Start of Supplied material
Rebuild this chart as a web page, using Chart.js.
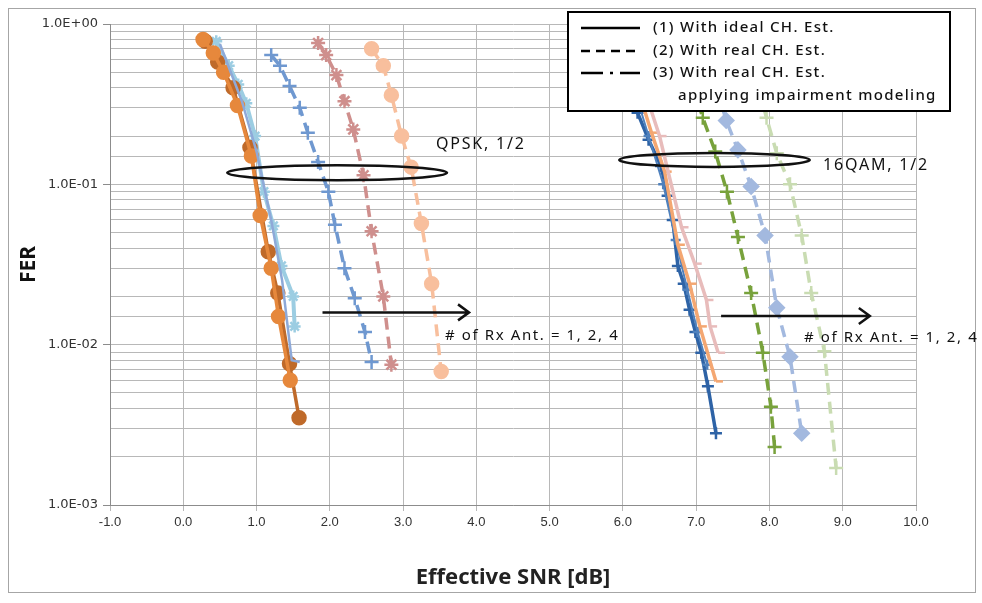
<!DOCTYPE html>
<html>
<head>
<meta charset="utf-8">
<script src="https://cdn.jsdelivr.net/npm/chart.js@4.4.0/dist/chart.umd.min.js"></script>
<style>
  html, body { margin: 0; padding: 0; background: #fff; }
  #wrap { width: 982px; height: 603px; }
</style>
</head>
<body>
<div id="wrap"><canvas id="myChart" width="982" height="603"></canvas></div>
<script>
'use strict';

// *********** DATA ***********
let xTickLabels = ['-1.0', '0.0', '1.0', '2.0', '3.0', '4.0', '5.0', '6.0', '7.0', '8.0', '9.0', '10.0'];
let yTickValues = [0.001, 0.01, 0.1, 1];
let yTickLabels = ['1.0E-03', '1.0E-02', '1.0E-01', '1.0E+00'];

// QPSK, 1/2
let qDarkOrangeSnr = [0.30, 0.47, 0.68, 0.91, 1.16, 1.29, 1.45, 1.58];
let qDarkOrangeFer = [0.78, 0.58, 0.40, 0.17, 0.038, 0.021, 0.0076, 0.0035];
let qOrangeSnr = [0.27, 0.41, 0.55, 0.74, 0.93, 1.05, 1.20, 1.30, 1.46];
let qOrangeFer = [0.80, 0.66, 0.50, 0.31, 0.15, 0.064, 0.030, 0.015, 0.006];
let qLightBlueSnr = [0.45, 0.62, 0.75, 0.86, 0.98, 1.10, 1.23, 1.34, 1.50, 1.52];
let qLightBlueFer = [0.78, 0.55, 0.42, 0.32, 0.20, 0.09, 0.055, 0.031, 0.020, 0.013];
let qBlueSnr = [0.50, 0.80, 1.00, 1.20, 1.35, 1.48, 1.59];
let qBlueFer = [0.75, 0.33, 0.16, 0.06, 0.025, 0.008, 0.0078];
let qBlueDashSnr = [1.20, 1.32, 1.45, 1.59, 1.70, 1.84, 1.98, 2.07, 2.20, 2.34, 2.48, 2.57];
let qBlueDashFer = [0.64, 0.55, 0.41, 0.30, 0.21, 0.138, 0.09, 0.056, 0.030, 0.0195, 0.012, 0.0078];
let qRoseDashSnr = [1.84, 1.95, 2.09, 2.20, 2.32, 2.46, 2.57, 2.73, 2.84];
let qRoseDashFer = [0.76, 0.64, 0.48, 0.33, 0.22, 0.114, 0.051, 0.020, 0.0075];
let qPeachDashSnr = [2.57, 2.73, 2.84, 2.98, 3.11, 3.25, 3.39, 3.52];
let qPeachDashFer = [0.70, 0.55, 0.36, 0.20, 0.128, 0.057, 0.024, 0.0068];

// 16QAM, 1/2
let mDarkBlueSnr = [6.10, 6.20, 6.35, 6.52, 6.61, 6.68, 6.75, 6.83, 6.91, 6.99, 7.07, 7.16, 7.27];
let mDarkBlueFer = [0.42, 0.28, 0.19, 0.13, 0.085, 0.06, 0.031, 0.024, 0.0165, 0.012, 0.0089, 0.0055, 0.0028];
let mBlueSnr = [6.15, 6.35, 6.55, 6.72, 6.88, 7.02, 7.15];
let mBlueFer = [0.40, 0.20, 0.10, 0.045, 0.022, 0.012, 0.0075];
let mOrangeSnr = [6.20, 6.39, 6.57, 6.75, 6.91, 7.05, 7.27];
let mOrangeFer = [0.40, 0.21, 0.12, 0.042, 0.024, 0.013, 0.0059];
let mPinkSnr = [6.30, 6.50, 6.80, 6.98, 7.14, 7.19, 7.30];
let mPinkFer = [0.38, 0.20, 0.054, 0.032, 0.019, 0.013, 0.0089];
let mGreenDashSnr = [6.95, 7.09, 7.26, 7.42, 7.57, 7.75, 7.91, 8.02, 8.07];
let mGreenDashFer = [0.42, 0.26, 0.16, 0.09, 0.047, 0.021, 0.0089, 0.0041, 0.0023];
let mLightBlueDashSnr = [7.28, 7.41, 7.57, 7.75, 7.94, 8.10, 8.28, 8.44];
let mLightBlueDashFer = [0.40, 0.25, 0.164, 0.097, 0.048, 0.017, 0.0084, 0.0028];
let mLightGreenDashSnr = [7.85, 7.96, 8.10, 8.28, 8.44, 8.57, 8.75, 8.91];
let mLightGreenDashFer = [0.40, 0.26, 0.156, 0.10, 0.048, 0.021, 0.0091, 0.0017];

// legend / annotation texts
let legendTexts = ['(1) With ideal CH. Est.', '(2) With real CH. Est.', '(3) With real CH. Est.', 'applying impairment modeling'];
let groupLabels = ['QPSK, 1/2', '16QAM, 1/2'];
let antLabel = '# of Rx Ant. = 1, 2, 4';

// ********** HELPERS *************
function toPoints(xs, ys) {
  let pts = [];
  for (let i = 0; i < xs.length; i++) {
    pts.push({ x: xs[i], y: ys[i] });
  }
  return pts;
}

function series(xs, ys, color, opts) {
  return Object.assign({
    data: toPoints(xs, ys),
    showLine: true,
    borderColor: color,
    backgroundColor: color,
    borderWidth: 3.5,
    pointRadius: 6,
    pointBorderWidth: 2.5,
    pointStyle: 'circle',
    tension: 0
  }, opts || {});
}

function isMajor(value) {
  for (let i = 0; i < yTickValues.length; i++) {
    if (Math.abs(value - yTickValues[i]) < yTickValues[i] * 1e-6) {
      return i;
    }
  }
  return -1;
}

let dash = [12, 7];

let datasets = [
  series(qBlueSnr, qBlueFer, '#8ea9d8', { pointRadius: 0, borderWidth: 2.5 }),
  series(qOrangeSnr, qOrangeFer, '#e6883c', { pointRadius: 6.5 }),
  series(qDarkOrangeSnr, qDarkOrangeFer, '#bf6a2a', { pointRadius: 6.5 }),
  series(qLightBlueSnr, qLightBlueFer, '#9ccde2', { pointStyle: 'star', pointRadius: 6, borderWidth: 4 }),
  series(qBlueDashSnr, qBlueDashFer, '#6f98d0', { borderDash: dash, pointStyle: 'cross', pointRadius: 7 }),
  series(qRoseDashSnr, qRoseDashFer, '#cf8f8d', { borderDash: dash, pointStyle: 'star', pointRadius: 7 }),
  series(qPeachDashSnr, qPeachDashFer, '#f8bf9d', { borderDash: dash, pointRadius: 6.5 }),

  series(mPinkSnr, mPinkFer, '#e8bcbb', { pointStyle: 'dash', pointRadius: 7 }),
  series(mOrangeSnr, mOrangeFer, '#f4a772', { pointStyle: 'dash', pointRadius: 7 }),
  series(mBlueSnr, mBlueFer, '#4f81bd', { pointStyle: 'cross', pointRadius: 5, borderWidth: 2 }),
  series(mDarkBlueSnr, mDarkBlueFer, '#2e63a6', { pointStyle: 'cross', pointRadius: 6 }),
  series(mGreenDashSnr, mGreenDashFer, '#78a23c', { borderDash: dash, pointStyle: 'cross', pointRadius: 7 }),
  series(mLightBlueDashSnr, mLightBlueDashFer, '#a3b9df', { borderDash: dash, pointStyle: 'rectRot', pointRadius: 7 }),
  series(mLightGreenDashSnr, mLightGreenDashFer, '#c9dcb2', { borderDash: dash, pointStyle: 'cross', pointRadius: 7 })
];

// ********** DECORATION PLUGIN ***********
let decorations = {
  id: 'decorations',
  beforeDraw(chart) {
    let c = chart.ctx;
    c.save();
    c.fillStyle = '#fff';
    c.fillRect(0, 0, chart.width, chart.height);
    c.restore();
  },
  afterDraw(chart) {
    let c = chart.ctx;
    let xs = chart.scales.x;
    let ys = chart.scales.y;
    c.save();

    // frame
    c.strokeStyle = '#a6a6a6';
    c.lineWidth = 1;
    c.strokeRect(8.5, 8.5, 967, 584);

    // group ellipses
    c.strokeStyle = '#111';
    c.lineWidth = 2.5;
    c.beginPath();
    c.ellipse((xs.getPixelForValue(0.6) + xs.getPixelForValue(3.6)) / 2, ys.getPixelForValue(0.118),
      (xs.getPixelForValue(3.6) - xs.getPixelForValue(0.6)) / 2, 7.5, 0, 0, Math.PI * 2);
    c.stroke();
    c.beginPath();
    c.ellipse((xs.getPixelForValue(5.95) + xs.getPixelForValue(8.55)) / 2, ys.getPixelForValue(0.142),
      (xs.getPixelForValue(8.55) - xs.getPixelForValue(5.95)) / 2, 7, 0, 0, Math.PI * 2);
    c.stroke();

    // arrows
    function arrow(x0, x1, y) {
      let px0 = xs.getPixelForValue(x0);
      let px1 = xs.getPixelForValue(x1);
      let py = ys.getPixelForValue(y);
      c.beginPath();
      c.moveTo(px0, py);
      c.lineTo(px1, py);
      c.moveTo(px1 - 11, py - 8);
      c.lineTo(px1, py);
      c.lineTo(px1 - 11, py + 8);
      c.stroke();
    }
    arrow(1.9, 3.9, 0.0159);
    arrow(7.34, 9.37, 0.0151);

    // texts
    c.fillStyle = '#111';
    c.font = '16px "Noto Sans", sans-serif';
    c.letterSpacing = '1.8px';
    c.textBaseline = 'middle';
    c.textAlign = 'left';
    c.fillText(groupLabels[0], 436, 144);
    c.fillText(groupLabels[1], 823, 165);
    c.font = '15px "Noto Sans", sans-serif';
    c.letterSpacing = '1.6px';
    c.fillText(antLabel, 445, 336);
    c.fillText(antLabel, 804, 338);

    // legend box
    c.letterSpacing = '0px';
    c.fillStyle = '#fff';
    c.fillRect(568, 12, 382, 99);
    c.strokeStyle = '#000';
    c.lineWidth = 2;
    c.strokeRect(568, 12, 382, 99);

    let ly = [28, 51, 73];
    let styles = [[], [9, 6], [22, 7, 3, 7]];
    c.lineWidth = 2.5;
    for (let i = 0; i < 3; i++) {
      c.setLineDash(styles[i]);
      c.beginPath();
      c.moveTo(581, ly[i]);
      c.lineTo(640, ly[i]);
      c.stroke();
    }
    c.setLineDash([]);
    c.fillStyle = '#111';
    c.font = '500 15px "Noto Sans", sans-serif';
    c.letterSpacing = '1.3px';
    c.fillText(legendTexts[0], 653, ly[0]);
    c.fillText(legendTexts[1], 653, ly[1]);
    c.fillText(legendTexts[2], 653, ly[2]);
    c.fillText(legendTexts[3], 678, 96);

    c.restore();
  }
};

// ********** CHART ***********
let ctx = document.getElementById('myChart').getContext('2d');

let myChartObj = {
  type: 'scatter',
  data: { datasets: datasets },
  options: {
    responsive: false,
    animation: false,
    layout: { padding: { left: 10, top: 24, right: 66, bottom: 10 } },
    plugins: {
      legend: { display: false },
      tooltip: { enabled: false }
    },
    scales: {
      x: {
        type: 'linear',
        min: -1,
        max: 10,
        afterFit: function (scale) { scale.height = 88; },
        ticks: {
          stepSize: 1,
          padding: 4,
          color: '#333',
          font: { family: '"Liberation Sans", sans-serif', size: 13 },
          callback: function (value) {
            let i = Math.round(value + 1);
            return xTickLabels[i];
          }
        },
        grid: { color: '#b8b8b8', tickLength: 6, lineWidth: 1 },
        border: { color: '#8c8c8c' },
        title: {
          display: true,
          text: 'Effective SNR [dB]',
          color: '#222',
          font: { family: '"Noto Sans", sans-serif', size: 22, weight: 'bold' },
          padding: { top: 0, bottom: 2 }
        }
      },
      y: {
        type: 'logarithmic',
        min: 0.001,
        max: 1,
        afterFit: function (scale) { scale.width = 100; },
        ticks: {
          autoSkip: false,
          padding: 5,
          color: '#333',
          font: { family: '"DejaVu Sans", sans-serif', size: 13 },
          callback: function (value) {
            let i = isMajor(value);
            return i >= 0 ? yTickLabels[i] : '';
          }
        },
        grid: {
          color: '#b8b8b8',
          lineWidth: 1,
          tickLength: 7,
          tickColor: function (context) {
            return context.tick && isMajor(context.tick.value) >= 0 ? '#8c8c8c' : 'rgba(0,0,0,0)';
          }
        },
        border: { color: '#8c8c8c' },
        title: {
          display: true,
          text: 'FER',
          color: '#111',
          font: { family: '"Noto Sans", sans-serif', size: 21, weight: 'bold' },
          padding: { top: 6, bottom: 0 }
        }
      }
    }
  },
  plugins: [decorations]
};

const myChart = new Chart(ctx, myChartObj);
</script>
</body>
</html>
End of Supplied material
Transcribe exactly, with no pictures, the lines running from the first line of the material through the line holding "let yTickLabels = ['1.0E-03', '1.0E-02', '1.0E-01', '1.0E+00'];".

Rebuild this chart as a web page, using Chart.js.
<!DOCTYPE html>
<html>
<head>
<meta charset="utf-8">
<script src="https://cdn.jsdelivr.net/npm/chart.js@4.4.0/dist/chart.umd.min.js"></script>
<style>
  html, body { margin: 0; padding: 0; background: #fff; }
  #wrap { width: 982px; height: 603px; }
</style>
</head>
<body>
<div id="wrap"><canvas id="myChart" width="982" height="603"></canvas></div>
<script>
'use strict';

// *********** DATA ***********
let xTickLabels = ['-1.0', '0.0', '1.0', '2.0', '3.0', '4.0', '5.0', '6.0', '7.0', '8.0', '9.0', '10.0'];
let yTickValues = [0.001, 0.01, 0.1, 1];
let yTickLabels = ['1.0E-03', '1.0E-02', '1.0E-01', '1.0E+00'];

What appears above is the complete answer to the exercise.